In this area of research we are investigating the *coherent cancellation of backaction noise in optomechanical force measurements*, in particular for interferometric gravitational wave detection.

Optomechanical detectors have reached the standard quantum limit in position and force sensing where measurement backaction noise starts to be the limiting factor for the sensitivity. A strategy to circumvent measurement backaction and surpass the standard quantum limit has been suggested by M. Tsang and C. M. Caves [Phys. Rev. Lett. 105, 123601 (2010)].

We conducted a detailed analysis of this method and assessed its benefits, requirements, and limitations [M. H. Wimmer et al, Phys. Rev A 89, 053836 (2014)]. Based on this analysis we concluded that a proof-of-principle demonstration (realized as a micro-optomechanical system) is demanding, but possible. However, for parameters relevant to interferometric gravitational wave detection, the requirements for backaction evasion appear to be prohibitive.

We intend to reduce the deleterious effect of radiation pressure noise (RPN) by means of destructive interference with an anti-noise profess: By coupling a second (“ancilla”) cavity to the main (“meter”) cavity via a variable beamsplitter interaction and parametric down conversion we can realise a “negative mass oscillator”.

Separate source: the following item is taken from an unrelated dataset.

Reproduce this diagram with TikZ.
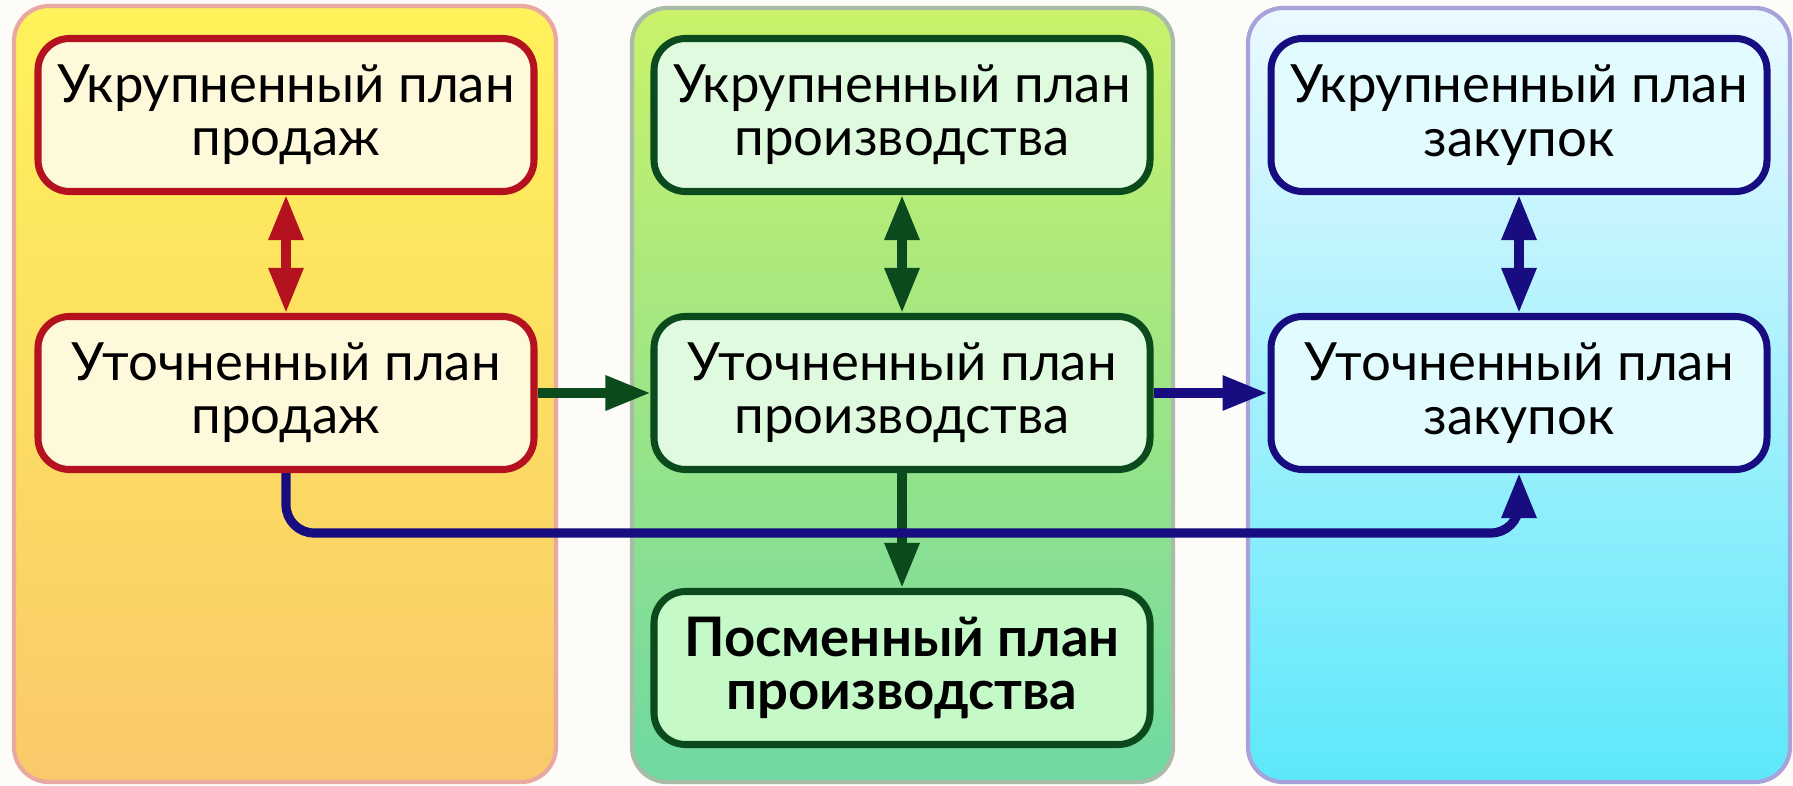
\documentclass[tikz,border=0pt]{standalone}
\usepackage{fontspec}
\setmainfont{Lato}
\usetikzlibrary{arrows.meta}

\definecolor{bgC}{HTML}{FEFCF8}
\definecolor{salesF}{HTML}{FFF9DC}
\definecolor{salesE}{HTML}{B3121E}
\definecolor{prodF}{HTML}{E0FAE0}
\definecolor{prodB}{HTML}{C6F9C8}
\definecolor{prodE}{HTML}{0B4A1C}
\definecolor{buyF}{HTML}{E2FBFF}
\definecolor{buyE}{HTML}{170C80}
\definecolor{bandYT}{HTML}{FFF25A}
\definecolor{bandYB}{HTML}{F9C96A}
\definecolor{bandYE}{HTML}{E9A9A0}
\definecolor{bandGT}{HTML}{CAF26A}
\definecolor{bandGM}{HTML}{A4E884}
\definecolor{bandGB}{HTML}{6FD8A2}
\definecolor{bandGE}{HTML}{A8BCA8}
\definecolor{bandBT}{HTML}{ECF9FF}
\definecolor{bandBB}{HTML}{5CE8FA}
\definecolor{bandBE}{HTML}{A8A2DA}

\begin{document}
\begin{tikzpicture}[
  card/.style 2 args={draw=#1, fill=#2, line width=2pt, rounded corners=9pt,
                      minimum width=4.96cm, minimum height=1.53cm, align=center,
                      inner sep=1pt, font=\fontsize{15}{15.2}\selectfont},
  band/.style={draw=#1, line width=1.2pt, rounded corners=10pt},
  link/.style={line width=2.6pt, -{Triangle[length=4.5mm, width=3.3mm]}},
  dlink/.style={line width=2.6pt, {Triangle[length=4.5mm, width=3.3mm]}-{Triangle[length=4.5mm, width=3.3mm]}},
]
\useasboundingbox (0,0) rectangle (17.93,7.85);
\fill[bgC] (0,0) rectangle (17.93,7.85);

% column bands (drawn first = behind)
\shade[band=bandYE, top color=bandYT, bottom color=bandYB] (0.14,0.03) rectangle (5.56,7.79);
\shade[band=bandGE, top color=bandGT, middle color=bandGM, bottom color=bandGB] (6.32,0.03) rectangle (11.73,7.77);
\shade[band=bandBE, top color=bandBT, bottom color=bandBB] (12.48,0.03) rectangle (17.90,7.77);

% --- sales ---
\node[card={salesE}{salesF}] (salesTop) at (2.86,6.70) {Укрупненный план\\продаж};
\node[card={salesE}{salesF}] (salesFine) at (2.86,3.92) {Уточненный план\\продаж};

% --- production ---
\node[card={prodE}{prodF}] (prodTop) at (9.02,6.70) {Укрупненный план\\производства};
\node[card={prodE}{prodF}] (prodFine) at (9.02,3.92) {Уточненный план\\производства};
\node[card={prodE}{prodB}, font=\fontsize{15.5}{15.2}\selectfont\bfseries] (prodShift) at (9.02,1.17) {Посменный план\\производства};

% --- purchasing ---
\node[card={buyE}{buyF}] (buyTop) at (15.19,6.70) {Укрупненный план\\закупок};
\node[card={buyE}{buyF}] (buyFine) at (15.19,3.92) {Уточненный план\\закупок};

% links
\draw[dlink, salesE] (salesTop) -- (salesFine);
\draw[dlink, prodE] (prodTop) -- (prodFine);
\draw[dlink, buyE] (buyTop) -- (buyFine);

\draw[link, prodE] (salesFine) -- (prodFine);
\draw[link, buyE] (prodFine) -- (buyFine);
\draw[link, prodE] (prodFine) -- (prodShift);

\coordinate (turn) at (0,2.52);
\draw[link, buyE, rounded corners=8pt] (salesFine.south) |- (turn -| buyFine.south) -- (buyFine.south);
\end{tikzpicture}
\end{document}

To achieve perfect noise cancellation, exact matching of the respective coupling strengths is required. Additionally, the linewidths of ancilla cavity and mechanical oscillator need to be matched, and the ancilla cavity needs to be sideband-resolved. Under these conditions, an improvement in sensitivity of one over twice the mechanical quality factor is possible. However, under experimentally more realistic constraints (such as imperfect matching) we still expect a significant off-resonant improvement in sensitivity.